Anestésico potencialmente eficaz como antidepressivo é testado no tratamento da depressão pós-parto em animais

Pesquisa estuda os efeitos da depressão pós-parto em roedores e um possível tratamento utilizando a cetamina

Pesquisadores estudam a eficiência de analgésico no tratamento da depressão pós-parto em roedores [Crédito: Luana Franzão utitlizando elementos do FlatIcon]

As neuropatologias são investigadas pela ciência há muito tempo. Doenças como o Alzheimer ou o Mal de Parkinson, apesar de serem amplamente presentes nas pesquisas de neurociência em todo o mundo, ainda não possuem uma solução definitiva. Males psiquiátricos, como a depressão ou a ansiedade crônica, também são pauta dos laboratórios, pois apesar de existirem diversas soluções para esses quadros, a necessidade de medicamentos mais precisos se torna cada vez maior.

Diante de uma gama infinita de demandas, muitos pesquisadores optam por se debruçar sobre os efeitos inexplorados de medicamentos já conhecidos e amplamente utilizados. Dessa forma, é possível analisar substâncias que são sabidamente seguras e descobrir novas eficácias desses farmacológicos. É o caso de pesquisas recentes, por exemplo, de medicamentos como a hidroxicloroquina contra a Covid-19: uma droga que é eficientemente utilizada no tratamento da malária teve seu uso investigado no combate contra o novo coronavírus — e, neste caso, não obteve resultados significativos.

Recentemente o órgão de controle de medicamentos e alimentos dos Estados Unidos (Food and Drug Administration, FDA) aprovou o uso de um medicamento que utiliza o composto escetamina como antidepressivo. A escetamina é um derivado da cetamina, medicamento utilizado desde os anos 70 como poderoso anestésico, que mais recentemente tem sido estudado no tratamento contra a depressão resistente. À luz das novas descobertas, um grupo de pesquisadores da Faculdade de Medicina Veterinária e Zootecnia da Universidade de São Paulo (FMVZ-USP) decidiu estudar mais profundamente as propriedades desse farmacológico no tratamento da depressão pós-parto.

Depressão pós-parto e as possíveis soluções

A depressão pós-parto atinge de 10 a 15% das mulheres puérperas no Brasil, de acordo com dados recolhidos por pesquisadores da Pontifícia Universidade Católica do Rio Grande do Sul (PUC-RS). Um dos principais conflitos das mães que estão sofrendo com o transtorno é o tratamento.

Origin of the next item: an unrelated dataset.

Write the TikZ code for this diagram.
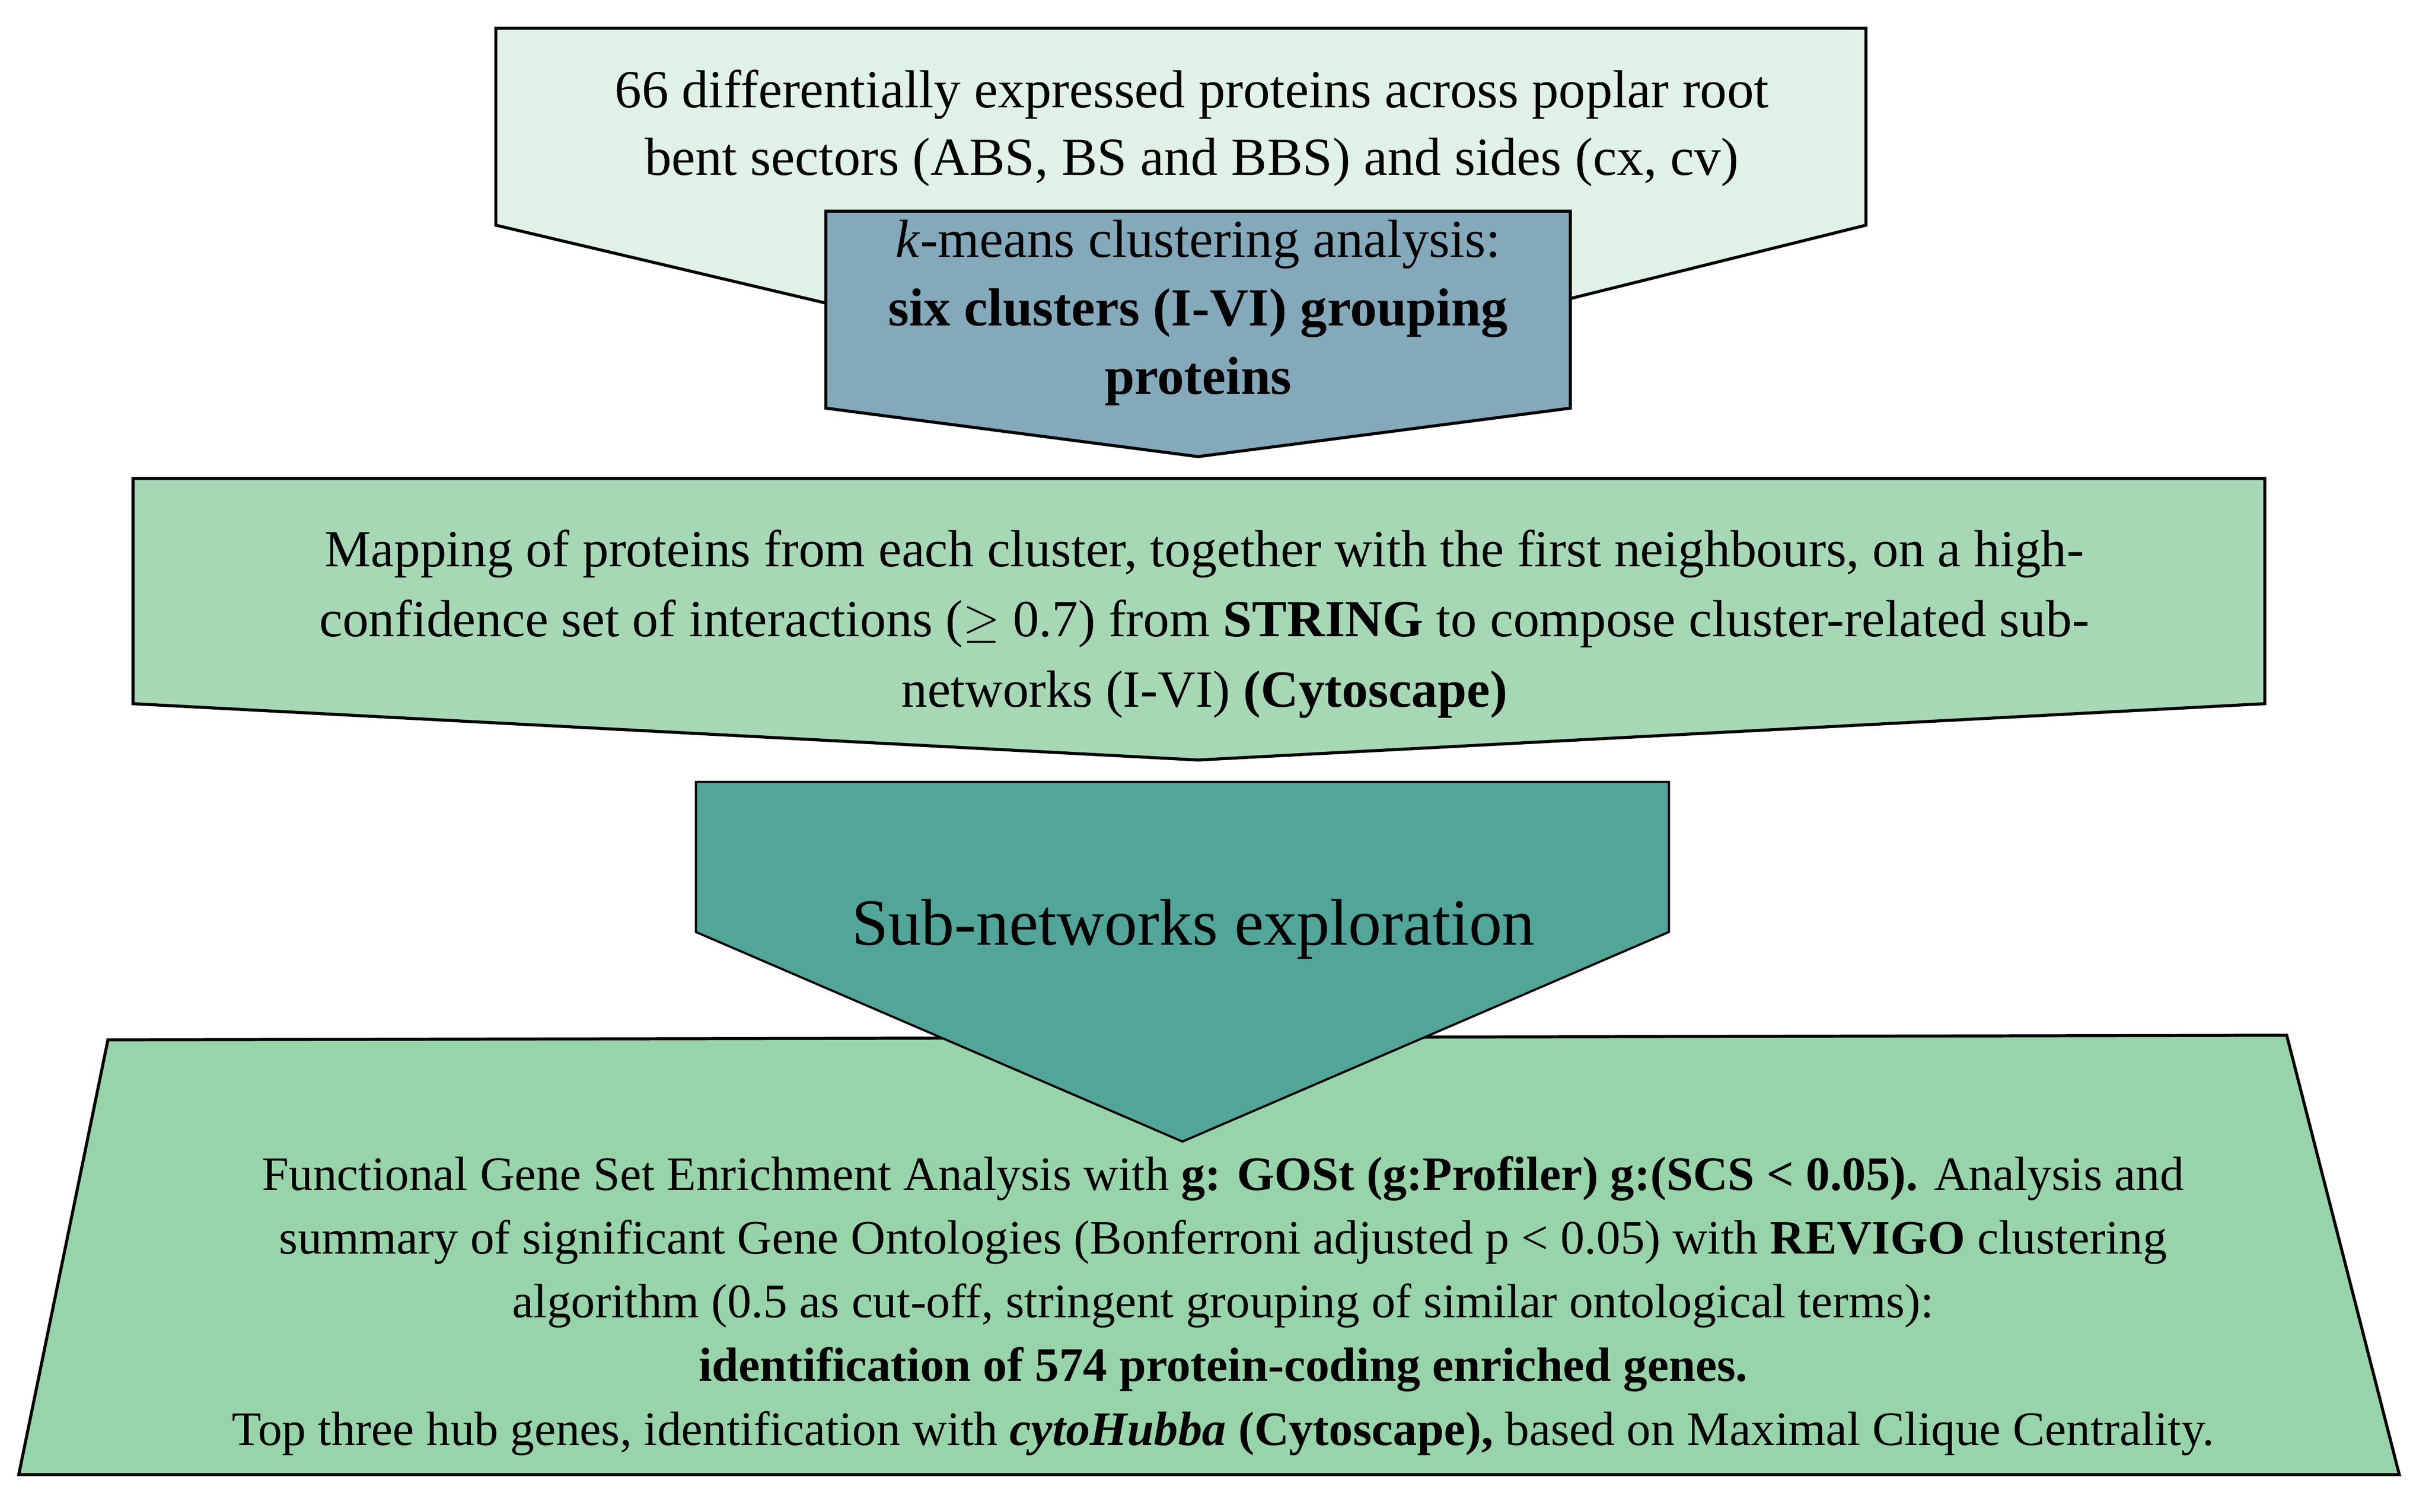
\documentclass[tikz,border=0pt]{standalone}
\usepackage{fontspec}
\setmainfont{Liberation Serif}
\definecolor{cTop}{HTML}{E0F1E6}
\definecolor{cClu}{HTML}{84A9BA}
\definecolor{cMap}{HTML}{A7D8B5}
\definecolor{cSub}{HTML}{51A699}
\definecolor{cBot}{HTML}{98D4AA}
\begin{document}
\begin{tikzpicture}[x=0.02cm,y=-0.02cm,
  box/.style={draw=black,line width=1.1pt,line join=miter},
  txt/.style={align=center,inner sep=0pt}]
\useasboundingbox (0,0) rectangle (1553,966.7);
\draw[box,fill=cTop] (317,18) -- (1193,18) -- (1193,144) -- (766,250) -- (317,144) -- cycle;
\draw[box,fill=cClu] (528,135) -- (1004,135) -- (1004,261) -- (766,292) -- (528,261) -- cycle;
\draw[box,fill=cMap] (85,306) -- (1448,306) -- (1448,450) -- (766,486) -- (85,450) -- cycle;
\draw[box,fill=cBot] (69,665) -- (1462,662) -- (1534,943) -- (12,943) -- cycle;
\draw[box,fill=cSub,line width=0.8pt] (445,500) -- (1067,500) -- (1067,596) -- (756,730) -- (445,596) -- cycle;
\node[txt,font=\fontsize{19.5}{24.5}\selectfont] (t1) at (762,82) {66 differentially expressed proteins across poplar root\\bent sectors (ABS, BS and BBS) and sides (cx, cv)};
\node[txt,font=\fontsize{19.5}{25}\selectfont] (t2) at (766,200) {\textit{k}-means clustering analysis:\\\textbf{six clusters (I-VI) grouping}\\\textbf{proteins}};
\node[txt,font=\fontsize{19}{25.5}\selectfont] (t3) at (770,399) {Mapping of proteins from each cluster, together with the first neighbours, on a high-\\confidence set of interactions ($\geq$ 0.7) from \textbf{STRING} to compose cluster-related sub-\\networks (I-VI) \textbf{(Cytoscape)}};
\node[txt,font=\fontsize{24}{28}\selectfont] (t4) at (763,594) {Sub-networks exploration};
\node[txt,font=\fontsize{17.5}{23.2}\selectfont] (t5) at (782,835) {Functional Gene Set Enrichment Analysis with \textbf{g: GOSt (g:Profiler) g:(SCS < 0.05).} Analysis and\\summary of significant Gene Ontologies (Bonferroni adjusted p < 0.05) with \textbf{REVIGO} clustering\\algorithm (0.5 as cut-off, stringent grouping of similar ontological terms):\\\textbf{identification of 574 protein-coding enriched genes.}\\Top three hub genes, identification with \textbf{\textit{cytoHubba}} \textbf{(Cytoscape),} based on Maximal Clique Centrality.};
\end{tikzpicture}
\end{document}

A psicoterapia muitas vezes precisa ser associada ao uso de medicamentos antidepressivos e ansiolíticos para alcançar resultados desejados e algumas mães temem que os remédios possam contaminar o leite da amamentação, causando algum dano ao desenvolvimento dos filhos.

O pesquisador da FMVZ-USP Gabriel Ramos de Abreu, inserido no novo projeto, estudou a possibilidade da transmissão do farmacológico através do leite materno em ratos. “O que nós quisemos investigar nessa pesquisa são duas coisas que estão conectadas: uma é a depressão pós-parto em roedores e como ela afeta os filhotes, e a outra é o uso da cetamina e os efeitos na prole — se causa problema de memória, social ou motor”, esclarece.

O uso de roedores para o projeto se deve ao processo científico exercido quando se trata do uso de medicamentos: é necessário primeiro testar o componente em duas espécies de mamíferos, depois em uma espécie de primata, e apenas então é possível iniciar testes em humanos. Abreu explica que os roedores são uma ótima fonte de informação nessas pesquisas: “Quando escolhemos ratos, é por todo o conhecimento que já existe sobre ratos na pesquisa — sabemos muito mais sobre eles do que sobre aves, por exemplo — e pela proximidade que temos com eles. Nossos sistemas, de maneira geral, se comportam de forma muito parecida. Geralmente conseguimos transpor coisas que acontecem com os ratos para humanos, mas sem testes em pessoas é impossível afirmar categoricamente”.

Os resultados obtidos pela equipe de cientistas mostram que, muito provavelmente, a cetamina é capaz de ser transmitida aos filhotes através do leite materno. Este é um ponto de atenção para os pesquisadores, pois houve algumas mudanças neuroquímicas na infância, que se alteravam ou eram revertidas na idade adulta, mas não foram identificadas mudanças comportamentais nos ratos estudados. “Baseando a minha escolha somente nesses resultados, eu diria que sim, parece seguro usar [a cetamina como antidepressivo] em humanos. No entanto, é muito difícil transpor um dado realizado em um animal direto para um humano, este é mais um tijolo na construção de um novo conhecimento”, declara Abreu.